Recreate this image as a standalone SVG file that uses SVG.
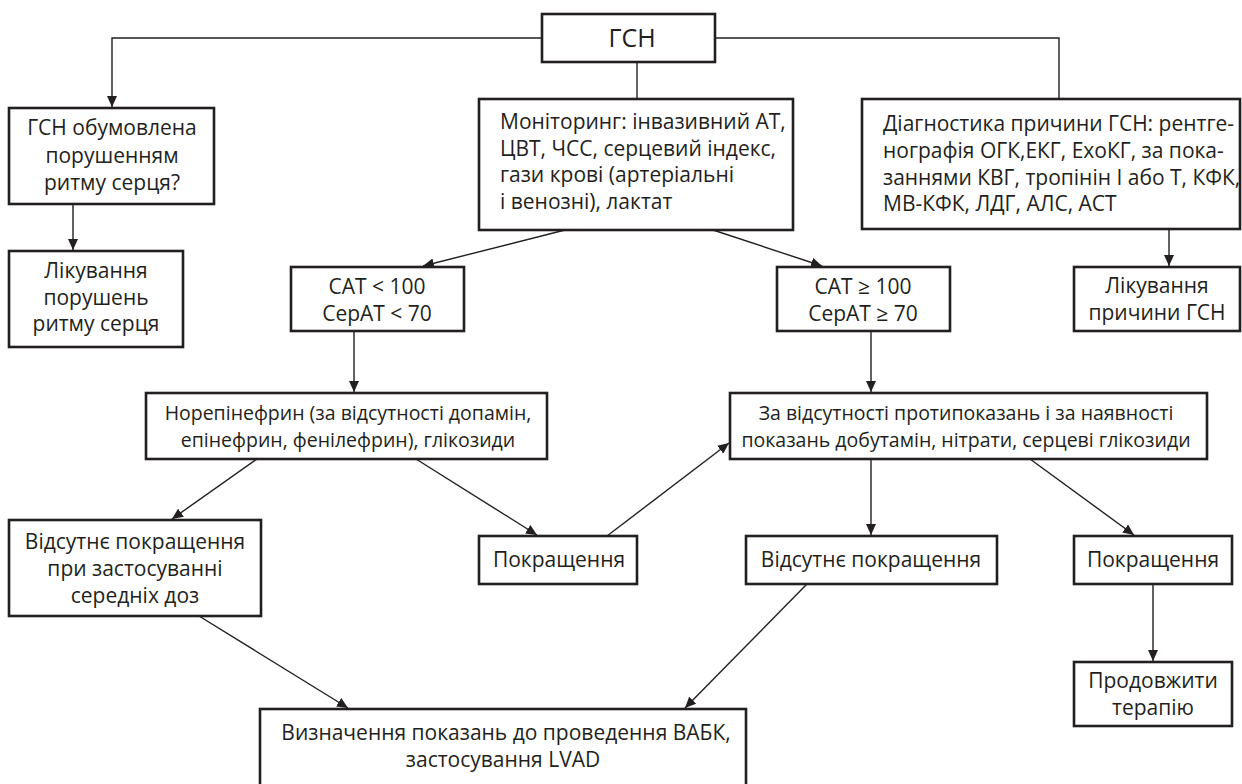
<svg xmlns="http://www.w3.org/2000/svg" width="1242" height="784" viewBox="0 0 1242 784">
<style>
.box{fill:#fff;stroke:#231f20;stroke-width:2.6}
.t{font-family:"Open Sans","Noto Sans",sans-serif;font-size:21px;fill:#231f20}
.s{font-size:19.5px}
.c{text-anchor:middle}
.ln{fill:none;stroke:#231f20;stroke-width:1.4}
</style>
<defs>
<marker id="ah" markerUnits="userSpaceOnUse" markerWidth="12" markerHeight="10" refX="11" refY="5" orient="auto">
<path d="M0,0 L11,5 L0,10 Z" fill="#231f20"/>
</marker>
</defs>
<rect width="1242" height="784" fill="#fff"/>
<g id="connectors">
<polyline class="ln" points="542,38 112,38 112,107" marker-end="url(#ah)"/>
<polyline class="ln" points="715,38 1059,38 1059,99"/>
<line class="ln" x1="637" y1="62" x2="637" y2="99"/>
<line class="ln" x1="73" y1="204" x2="73" y2="250" marker-end="url(#ah)"/>
<line class="ln" x1="565" y1="230" x2="423" y2="266" marker-end="url(#ah)"/>
<line class="ln" x1="713" y1="230" x2="822" y2="266" marker-end="url(#ah)"/>
<line class="ln" x1="1169" y1="229" x2="1169" y2="266" marker-end="url(#ah)"/>
<line class="ln" x1="354" y1="331" x2="354" y2="392" marker-end="url(#ah)"/>
<line class="ln" x1="871" y1="331" x2="871" y2="392" marker-end="url(#ah)"/>
<line class="ln" x1="257" y1="459" x2="172" y2="519" marker-end="url(#ah)"/>
<line class="ln" x1="416" y1="459" x2="537" y2="535" marker-end="url(#ah)"/>
<line class="ln" x1="607" y1="536" x2="729" y2="443" marker-end="url(#ah)"/>
<line class="ln" x1="871" y1="459" x2="871" y2="535" marker-end="url(#ah)"/>
<line class="ln" x1="1030" y1="459" x2="1134" y2="535" marker-end="url(#ah)"/>
<line class="ln" x1="1153" y1="584" x2="1153" y2="661" marker-end="url(#ah)"/>
<line class="ln" x1="199" y1="616" x2="348" y2="708" marker-end="url(#ah)"/>
<line class="ln" x1="807" y1="584" x2="685" y2="708" marker-end="url(#ah)"/>
</g>
<g id="n-gsn">
<rect class="box" x="542" y="14" width="173" height="48"/>
<text class="t c" x="632" y="47" style="font-size:25px">ГСН</text>
</g>
<g id="n-rhythm-q">
<rect class="box" x="9" y="108" width="205" height="96"/>
<text class="t c" x="112" y="135">ГСН обумовлена</text>
<text class="t c" x="112" y="163">порушенням</text>
<text class="t c" x="112" y="190">ритму серця?</text>
</g>
<g id="n-rhythm-tx">
<rect class="box" x="9" y="251" width="174" height="96"/>
<text class="t c" x="96" y="278">Лікування</text>
<text class="t c" x="96" y="305">порушень</text>
<text class="t c" x="96" y="331">ритму серця</text>
</g>
<g id="n-monitor">
<rect class="box" x="479" y="99" width="314" height="131"/>
<text class="t" x="500" y="129">Моніторинг: інвазивний АТ,</text>
<text class="t" x="500" y="156">ЦВТ, ЧСС, серцевий індекс,</text>
<text class="t" x="500" y="182">гази крові (артеріальні</text>
<text class="t" x="500" y="209">і венозні), лактат</text>
</g>
<g id="n-diag">
<rect class="box" x="862" y="99" width="378" height="130"/>
<text class="t" x="883" y="131">Діагностика причини ГСН: рентге-</text>
<text class="t" x="883" y="158">нографія ОГК,ЕКГ, ЕхоКГ, за пока-</text>
<text class="t" x="883" y="185">заннями КВГ, тропінін І або Т, КФК,</text>
<text class="t" x="883" y="211">МВ-КФК, ЛДГ, АЛС, АСТ</text>
</g>
<g id="n-cause-tx">
<rect class="box" x="1074" y="267" width="166" height="64"/>
<text class="t c" x="1157" y="293">Лікування</text>
<text class="t c" x="1157" y="320">причини ГСН</text>
</g>
<g id="n-sat-low">
<rect class="box" x="291" y="267" width="173" height="64"/>
<text class="t c" x="377" y="294">САТ &lt; 100</text>
<text class="t c" x="377" y="321">СерАТ &lt; 70</text>
</g>
<g id="n-sat-high">
<rect class="box" x="777" y="267" width="173" height="64"/>
<text class="t c" x="863" y="294">САТ ≥ 100</text>
<text class="t c" x="863" y="321">СерАТ ≥ 70</text>
</g>
<g id="n-norepi">
<rect class="box" x="146" y="393" width="401" height="66"/>
<text class="t s c" x="348" y="420">Норепінефрин (за відсутності допамін,</text>
<text class="t s c" x="348" y="447">епінефрин, фенілефрин), глікозиди</text>
</g>
<g id="n-dobut">
<rect class="box" x="730" y="393" width="477" height="66"/>
<text class="t s c" x="966" y="420">За відсутності протипоказань і за наявності</text>
<text class="t s c" x="966" y="447">показань добутамін, нітрати, серцеві глікозиди</text>
</g>
<g id="n-noimp-left">
<rect class="box" x="9" y="520" width="252" height="96"/>
<text class="t c" x="135" y="549">Відсутнє покращення</text>
<text class="t c" x="135" y="576">при застосуванні</text>
<text class="t c" x="135" y="603">середніх доз</text>
</g>
<g id="n-imp-mid">
<rect class="box" x="479" y="536" width="158" height="48"/>
<text class="t c" x="559" y="567">Покращення</text>
</g>
<g id="n-noimp-right">
<rect class="box" x="746" y="536" width="251" height="48"/>
<text class="t c" x="871" y="567">Відсутнє покращення</text>
</g>
<g id="n-imp-right">
<rect class="box" x="1074" y="536" width="158" height="48"/>
<text class="t c" x="1153" y="567">Покращення</text>
</g>
<g id="n-continue">
<rect class="box" x="1074" y="662" width="158" height="64"/>
<text class="t c" x="1153" y="688">Продовжити</text>
<text class="t c" x="1153" y="715">терапію</text>
</g>
<g id="n-vabk">
<rect class="box" x="260" y="709" width="486" height="90"/>
<text class="t c" x="506" y="740">Визначення показань до проведення ВАБК,</text>
<text class="t c" x="503" y="767">застосування LVAD</text>
</g>
</svg>
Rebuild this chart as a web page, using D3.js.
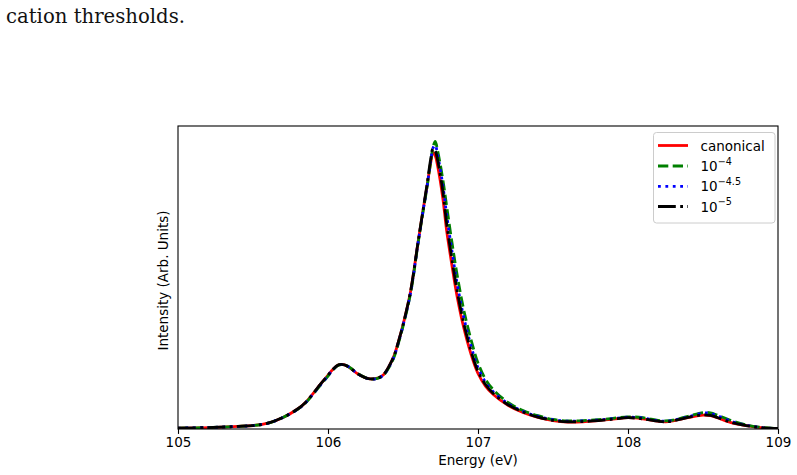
<!DOCTYPE html>
<html>
<head>
<meta charset="utf-8">
<script src="https://cdn.jsdelivr.net/npm/d3@7/dist/d3.min.js"></script>
<style>
  html, body { margin: 0; padding: 0; background: #ffffff; }
  svg { display: block; }
</style>
</head>
<body>
<svg id="chart" width="797" height="475"></svg>
<script>
// ---- data ----
const energy = [105.0,105.2,105.4,105.5,105.6,105.7,105.8,105.85,105.9,105.95,
  106.0,106.03,106.07,106.11,106.15,106.2,106.27,106.33,106.37,106.41,
  106.44,106.47,106.5,106.55,106.6,106.63,106.66,106.685,106.7,106.715,
  106.73,106.765,106.79,106.825,106.862,106.91,106.97,107.0,107.05,107.1,
  107.2,107.3,107.4,107.5,107.6,107.7,107.8,107.9,108.0,108.1,
  108.2,108.25,108.3,108.4,108.5,108.55,108.6,108.7,108.8,108.9,109.0];

const canonical = [0.003,0.005,0.009,0.012,0.02,0.04,0.07,0.092,0.122,0.155,
  0.186,0.205,0.222,0.222,0.21,0.19,0.174,0.176,0.188,0.22,
  0.253,0.303,0.36,0.475,0.645,0.745,0.84,0.922,0.956,0.945,
  0.912,0.80,0.69,0.57,0.455,0.34,0.232,0.192,0.148,0.12,
  0.082,0.057,0.04,0.029,0.024,0.025,0.029,0.034,0.039,0.035,
  0.027,0.025,0.028,0.039,0.048,0.046,0.038,0.02,0.011,0.004,0.002];

const thr1e4 = [0.003,0.005,0.009,0.012,0.02,0.04,0.069,0.09,0.12,0.152,
  0.183,0.203,0.221,0.222,0.211,0.191,0.174,0.175,0.186,0.216,
  0.248,0.298,0.355,0.468,0.64,0.74,0.835,0.925,0.975,0.995,
  0.965,0.865,0.775,0.65,0.53,0.40,0.278,0.228,0.172,0.137,
  0.092,0.064,0.046,0.033,0.028,0.029,0.032,0.037,0.042,0.039,
  0.03,0.028,0.031,0.044,0.057,0.056,0.047,0.027,0.013,0.005,0.002];

const thr1e45 = [0.003,0.005,0.009,0.012,0.02,0.04,0.069,0.091,0.121,0.153,
  0.184,0.204,0.221,0.222,0.211,0.19,0.174,0.175,0.187,0.218,
  0.25,0.3,0.358,0.47,0.642,0.742,0.838,0.928,0.972,0.982,
  0.95,0.845,0.745,0.62,0.50,0.375,0.258,0.212,0.162,0.13,
  0.088,0.061,0.044,0.032,0.027,0.028,0.031,0.036,0.041,0.038,
  0.029,0.027,0.03,0.042,0.055,0.054,0.045,0.025,0.012,0.004,0.002];

const thr1e5 = [0.003,0.005,0.009,0.012,0.02,0.04,0.07,0.092,0.122,0.155,
  0.186,0.205,0.222,0.222,0.21,0.19,0.174,0.176,0.188,0.22,
  0.253,0.303,0.36,0.475,0.645,0.745,0.845,0.935,0.97,0.962,
  0.932,0.825,0.715,0.592,0.475,0.355,0.242,0.2,0.154,0.124,
  0.084,0.059,0.041,0.03,0.025,0.026,0.029,0.034,0.039,0.035,
  0.027,0.025,0.028,0.04,0.049,0.047,0.039,0.021,0.011,0.004,0.002];

const xTicks = [105, 106, 107, 108, 109];
const seriesNames = ["canonical", "10^-4", "10^-4.5", "10^-5"];

// ---- layout ----
const svg = d3.select("#chart");
const pL = 178, pR = 778, pT = 126, pB = 429;
const font = "'DejaVu Sans', sans-serif";

const x = d3.scaleLinear().domain([105, 109]).range([pL, pR]);
const y = d3.scaleLinear().domain([0, 1.048]).range([pB, pT]);

// caption fragment at top
svg.append("text")
  .attr("x", 6).attr("y", 23)
  .attr("font-family", "'DejaVu Serif', 'Liberation Serif', serif")
  .attr("font-size", 20)
  .attr("textLength", 179)
  .attr("lengthAdjust", "spacingAndGlyphs")
  .attr("fill", "#111")
  .text("cation thresholds.");

// clip
svg.append("defs").append("clipPath").attr("id", "plotclip")
  .append("rect").attr("x", pL).attr("y", pT)
  .attr("width", pR - pL).attr("height", pB - pT);

const series = [
  { name: seriesNames[0], values: canonical, color: "#ff0000", dash: null },
  { name: seriesNames[1], values: thr1e4, color: "#008000", dash: "10.3,4.4" },
  { name: seriesNames[2], values: thr1e45, color: "#0000ff", dash: "2.8,4.6" },
  { name: seriesNames[3], values: thr1e5, color: "#000000", dash: "17.8,4.4,2.8,4.4" }
];

const line = d3.line()
  .x((d, i) => x(energy[i]))
  .y(d => y(d))
  .curve(d3.curveCatmullRom.alpha(0.5));

const g = svg.append("g").attr("clip-path", "url(#plotclip)");
series.forEach(s => {
  g.append("path")
    .attr("d", line(s.values))
    .attr("fill", "none")
    .attr("stroke", s.color)
    .attr("stroke-width", 2.8)
    .attr("stroke-dasharray", s.dash)
    .attr("stroke-linejoin", "round");
});

// frame
svg.append("rect")
  .attr("x", pL).attr("y", pT)
  .attr("width", pR - pL).attr("height", pB - pT)
  .attr("fill", "none").attr("stroke", "#000").attr("stroke-width", 1.1);

// x axis
const xAxis = d3.axisBottom(x).tickValues(xTicks).tickFormat(d3.format("d"))
  .tickSize(4.9).tickPadding(4);
const ax = svg.append("g").attr("transform", `translate(0,${pB})`).call(xAxis);
ax.select(".domain").remove();
ax.selectAll(".tick line").attr("stroke", "#000").attr("stroke-width", 1.1);
ax.selectAll(".tick text").attr("font-family", font).attr("font-size", 13.5).attr("fill", "#000");

// axis labels
svg.append("text")
  .attr("x", (pL + pR) / 2).attr("y", 465)
  .attr("text-anchor", "middle")
  .attr("font-family", font).attr("font-size", 13.5)
  .text("Energy (eV)");

svg.append("text")
  .attr("transform", `translate(168,${(pT + pB) / 2 + 3}) rotate(-90)`)
  .attr("text-anchor", "middle")
  .attr("font-family", font).attr("font-size", 13.5)
  .text("Intensity (Arb. Units)");

// legend
const lg = svg.append("g");
lg.append("rect")
  .attr("x", 653.5).attr("y", 132.5).attr("width", 121.5).attr("height", 90.5)
  .attr("rx", 3).attr("ry", 3)
  .attr("fill", "#ffffff").attr("fill-opacity", 0.8)
  .attr("stroke", "#cccccc").attr("stroke-width", 1);

const rowY = [145.5, 166, 186.4, 206.5];
series.forEach((s, i) => {
  lg.append("line")
    .attr("x1", 658).attr("x2", 688)
    .attr("y1", rowY[i]).attr("y2", rowY[i])
    .attr("stroke", s.color).attr("stroke-width", 2.8)
    .attr("stroke-dasharray", s.dash);
  const t = lg.append("text")
    .attr("x", 700.5).attr("y", rowY[i] + 5)
    .attr("font-family", font).attr("font-size", 13.5).attr("fill", "#000");
  if (i === 0) {
    t.text(s.name);
  } else {
    const parts = s.name.split("^");
    t.append("tspan").text(parts[0]);
    t.append("tspan").attr("dy", -6.5).attr("font-size", 9.6)
      .text(parts[1].replace("-", "\u2212"));
  }
});
</script>
</body>
</html>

***

Filter out every line that lacks the word "chart", and copy the rest.

Output for this task -
Rebuild this chart as a web page, using D3.js.
<svg id="chart" width="797" height="475"></svg>
const svg = d3.select("#chart");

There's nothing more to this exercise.